During these discussions, both Spokes and Amy Lord ’88, a parent of a member of the Class of 2023, noted that peer universities like Colby College had repurposed their college-owned hotels for student use to address similar deficits in the number of available beds. The majority of the group’s ideas were dismissed by the College, Spokes said.
“While Dartmouth is not unique in having a housing crisis, Dartmouth seems to be unique in that they seem to be saying no to every alternative that some very creative parents have spent time producing,” she added.
In response to the housing crisis, some of the parents in the group have taken matters into their own hands by researching other housing options.
Klaas contacted multiple modular housing companies, including Vesta Modular and Stallion Rents, to inquire about what the process and costs would be for the College to use their services to avert the current housing shortage.
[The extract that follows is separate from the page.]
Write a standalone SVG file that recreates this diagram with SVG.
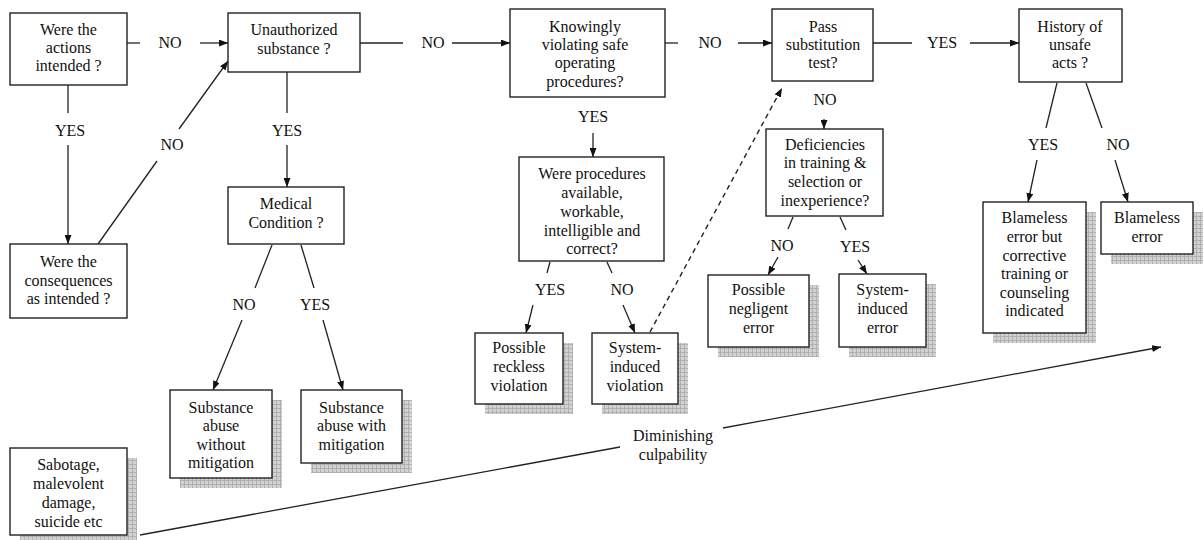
<svg xmlns="http://www.w3.org/2000/svg" width="1203" height="540" viewBox="0 0 1203 540">
<defs>
<pattern id="grid" width="4" height="4" patternUnits="userSpaceOnUse">
<rect width="4" height="4" fill="#d2d2d2"/>
<path d="M0 0.5H4M0.5 0V4" stroke="#a9a9a9" stroke-width="0.8"/>
</pattern>
<marker id="arr" viewBox="0 0 9 7" refX="9" refY="3.5" markerWidth="9" markerHeight="7" markerUnits="userSpaceOnUse" orient="auto">
<path d="M0,0 L9,3.5 L0,7 z" fill="#111"/>
</marker>
</defs>
<style>
text{font-family:'Liberation Serif','Tinos','Noto Serif','Nimbus Roman','Nimbus Roman No9 L','FreeSerif','Times New Roman','Times','DejaVu Serif','Georgia',serif;font-size:16px;fill:#111;text-anchor:middle}
.box{fill:#fff;stroke:#222;stroke-width:1.4}
.sh{fill:url(#grid)}
.ln{fill:none;stroke:#222;stroke-width:1.3}
.ar{fill:none;stroke:#222;stroke-width:1.3;marker-end:url(#arr)}
.dash{fill:none;stroke:#222;stroke-width:1.4;stroke-dasharray:5,4;marker-end:url(#arr)}
</style>
<rect width="1203" height="540" fill="#fff"/>

<g id="connectors">
<line class="ln" x1="127" y1="43" x2="140" y2="43"/>
<line class="ar" x1="200" y1="43" x2="228" y2="43"/>
<text x="170" y="48">NO</text>
<line class="ln" x1="68" y1="85" x2="68" y2="113"/>
<line class="ar" x1="68" y1="145" x2="68" y2="244"/>
<text x="70" y="136">YES</text>
<line class="ln" x1="98" y1="244" x2="157" y2="161"/>
<line class="ar" x1="179" y1="129" x2="228" y2="61"/>
<text x="172" y="150">NO</text>
<line class="ln" x1="287" y1="72" x2="287" y2="113"/>
<line class="ar" x1="287" y1="145" x2="287" y2="187"/>
<text x="287" y="136">YES</text>
<line class="ln" x1="360" y1="43" x2="403" y2="43"/>
<line class="ar" x1="452" y1="43" x2="510" y2="43"/>
<text x="433" y="48">NO</text>
<line class="ln" x1="665" y1="43" x2="678" y2="43"/>
<line class="ar" x1="738" y1="43" x2="772" y2="43"/>
<text x="710" y="48">NO</text>
<line class="ln" x1="873" y1="43" x2="912" y2="43"/>
<line class="ar" x1="970" y1="43" x2="1019" y2="43"/>
<text x="942" y="48">YES</text>
<line class="ar" x1="593" y1="133" x2="593" y2="157"/>
<text x="593" y="122">YES</text>
<line class="ar" x1="824" y1="119" x2="824" y2="129"/>
<text x="825" y="105">NO</text>
<line class="ln" x1="272" y1="245" x2="255" y2="288"/>
<line class="ar" x1="242" y1="320" x2="213" y2="390"/>
<text x="244" y="310">NO</text>
<line class="ln" x1="301" y1="245" x2="314" y2="288"/>
<line class="ar" x1="323" y1="320" x2="343" y2="390"/>
<text x="315" y="310">YES</text>
<line class="ln" x1="550" y1="262" x2="547" y2="273"/>
<line class="ar" x1="533" y1="305" x2="526" y2="333"/>
<text x="550" y="295">YES</text>
<line class="ln" x1="607" y1="262" x2="612" y2="273"/>
<line class="ar" x1="623" y1="305" x2="635" y2="333"/>
<text x="622" y="295">NO</text>
<line class="dash" x1="650" y1="332" x2="782" y2="88"/>
<line class="ln" x1="793" y1="217" x2="788" y2="229"/>
<line class="ar" x1="778" y1="257" x2="768" y2="275"/>
<text x="782" y="251">NO</text>
<line class="ln" x1="840" y1="217" x2="846" y2="230"/>
<line class="ar" x1="858" y1="260" x2="867" y2="274"/>
<text x="855" y="252">YES</text>
<line class="ln" x1="1057" y1="83" x2="1046" y2="128"/>
<line class="ar" x1="1037" y1="160" x2="1028" y2="202"/>
<text x="1043" y="150">YES</text>
<line class="ln" x1="1086" y1="83" x2="1102" y2="128"/>
<line class="ar" x1="1115" y1="160" x2="1128" y2="202"/>
<text x="1118" y="150">NO</text>
<line class="ln" x1="140" y1="535" x2="620" y2="447"/>
<line class="ar" x1="723" y1="428" x2="1161" y2="347"/>
<text x="673" y="441">Diminishing</text>
<text x="673" y="460">culpability</text>
</g>

<g id="n_actions">
<rect class="box" x="10" y="13" width="117" height="72"/>
<text x="68.5" y="35">Were the</text>
<text x="68.5" y="53">actions</text>
<text x="68.5" y="71">intended ?</text>
</g>
<g id="n_unauthorized">
<rect class="box" x="228" y="13" width="132" height="59"/>
<text x="294" y="35">Unauthorized</text>
<text x="294" y="54">substance ?</text>
</g>
<g id="n_knowingly">
<rect class="box" x="510" y="9" width="155" height="88"/>
<text x="585" y="32">Knowingly</text>
<text x="585" y="50">violating safe</text>
<text x="585" y="68">operating</text>
<text x="585" y="87">procedures?</text>
</g>
<g id="n_pass">
<rect class="box" x="772" y="9" width="101" height="72"/>
<text x="823" y="32">Pass</text>
<text x="823" y="50">substitution</text>
<text x="823" y="68">test?</text>
</g>
<g id="n_history">
<rect class="box" x="1019" y="9" width="103" height="73"/>
<text x="1070" y="32">History of</text>
<text x="1070" y="50">unsafe</text>
<text x="1070" y="68">acts ?</text>
</g>
<g id="n_consequences">
<rect class="box" x="10" y="244" width="117" height="74"/>
<text x="68.5" y="267">Were the</text>
<text x="68.5" y="286">consequences</text>
<text x="68.5" y="304">as intended ?</text>
</g>
<g id="n_medical">
<rect class="box" x="228" y="187" width="116" height="57"/>
<text x="286" y="209">Medical</text>
<text x="286" y="228">Condition ?</text>
</g>
<g id="n_procedures">
<rect class="box" x="519" y="157" width="145" height="104"/>
<text x="592" y="179">Were procedures</text>
<text x="592" y="198">available,</text>
<text x="592" y="217">workable,</text>
<text x="592" y="236">intelligible and</text>
<text x="592" y="254">correct?</text>
</g>
<g id="n_deficiencies">
<rect class="box" x="766" y="129" width="117" height="87"/>
<text x="825" y="150">Deficiencies</text>
<text x="825" y="168">in training &amp;</text>
<text x="825" y="187">selection or</text>
<text x="825" y="206">inexperience?</text>
</g>
<g id="n_sabotage">
<rect class="sh" x="20" y="458" width="117" height="87"/>
<rect class="box" x="10" y="448" width="117" height="87"/>
<text x="68.5" y="470">Sabotage,</text>
<text x="68.5" y="489">malevolent</text>
<text x="68.5" y="508">damage,</text>
<text x="68.5" y="527">suicide etc</text>
</g>
<g id="n_abuse_without">
<rect class="sh" x="180" y="400" width="102" height="88"/>
<rect class="box" x="170" y="390" width="102" height="88"/>
<text x="221" y="413">Substance</text>
<text x="221" y="431">abuse</text>
<text x="221" y="450">without</text>
<text x="221" y="468">mitigation</text>
</g>
<g id="n_abuse_with">
<rect class="sh" x="311" y="400" width="101" height="73"/>
<rect class="box" x="301" y="390" width="101" height="73"/>
<text x="351.5" y="413">Substance</text>
<text x="351.5" y="431">abuse with</text>
<text x="351.5" y="450">mitigation</text>
</g>
<g id="n_reckless">
<rect class="sh" x="485" y="343" width="88" height="71"/>
<rect class="box" x="475" y="333" width="88" height="71"/>
<text x="519" y="353">Possible</text>
<text x="519" y="372">reckless</text>
<text x="519" y="391">violation</text>
</g>
<g id="n_sys_violation">
<rect class="sh" x="602" y="343" width="86" height="71"/>
<rect class="box" x="592" y="333" width="86" height="71"/>
<text x="635" y="353">System-</text>
<text x="635" y="372">induced</text>
<text x="635" y="391">violation</text>
</g>
<g id="n_negligent">
<rect class="sh" x="718" y="285" width="101" height="72"/>
<rect class="box" x="708" y="275" width="101" height="72"/>
<text x="758.5" y="295">Possible</text>
<text x="758.5" y="314">negligent</text>
<text x="758.5" y="333">error</text>
</g>
<g id="n_sys_error">
<rect class="sh" x="849" y="284" width="87" height="73"/>
<rect class="box" x="839" y="274" width="87" height="73"/>
<text x="882.5" y="295">System-</text>
<text x="882.5" y="314">induced</text>
<text x="882.5" y="333">error</text>
</g>
<g id="n_blameless_training">
<rect class="sh" x="993" y="212" width="103" height="131"/>
<rect class="box" x="983" y="202" width="103" height="131"/>
<text x="1034.5" y="223">Blameless</text>
<text x="1034.5" y="242">error but</text>
<text x="1034.5" y="261">corrective</text>
<text x="1034.5" y="279">training or</text>
<text x="1034.5" y="298">counseling</text>
<text x="1034.5" y="316">indicated</text>
</g>
<g id="n_blameless">
<rect class="sh" x="1111" y="212" width="92" height="52"/>
<rect class="box" x="1101" y="202" width="92" height="52"/>
<text x="1147" y="223">Blameless</text>
<text x="1147" y="242">error</text>
</g>
</svg>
“When you look at the costs involved in renting the units, they are extremely economical,” Klaas said. “Most of the costs are bringing in and removing the units. Once on site, they are inexpensive to maintain.”
Klaas also said that, on top of the potential economic benefits and relative cost, there is a precedent for this approach. Peer institutions such as Tufts University and Emory University, he said, have both contracted with the businesses he contacted during the pandemic for housing and classroom-related reasons.
Klaas said that Dartmouth has “been very quiet,” since he submitted the proposal for temporary housing.
“When you do hear back, there is always a reason why something can’t be done or that it is being worked on,” Klaas said.
For example, Klaas said that when he initially submitted the proposal, it was immediately denied due to a lack of sprinklers in the blueprints for the housing units. Klaas responded that sprinklers could be easily added, but said that he had not yet received a response from the administration as of August 3.
“Dartmouth has had ample time and opportunity to resolve the housing shortage, but as each day passes the solution will require more resources to solve,” Klaas said.
Hanover town manager Julia Griffin said that while the town has discussed modular housing with the College, it is an improbable option.
“Between the code restrictions and the long lead time to acquire this sort of housing, it is highly unlikely the College or anyone else can move quickly enough to respond to the challenges this fall,” Griffin said.
Lord said that the current housing crisis has also underscored other long-term issues that impact both the College and the local community.
“We’re also concerned about the effect that students scrambling for off-campus housing in the Upper Valley has on affordable housing for people who live in the Upper Valley and are just trying to make a living,” she said.
Griffin echoed Lord’s concerns, adding that the combined shortage of student housing and the overall housing shortage in the Upper Valley is equal to approximately 10,000 units.
“[This shortage] results in unrealistically high rental prices — and often for fairly substandard, less-than-well maintained housing,” Griffin said.
All three parents and Griffin said that progress must be made on new dorms so that the College does not see further housing shortages in the future.
“One first very important step would be for the College to build a minimum of 600 additional [dorm rooms] and for the vast preponderance of Dartmouth students, both undergraduate and graduate students, to be provided housing in College-owned units, properly constructed and maintained,” Griffin said. “If the College built sufficient housing for all of its students, that would likely free up well over 1,500 housing units for others in need of housing, including staff who work for Dartmouth and [Dartmouth Hitchcock Medical Center].”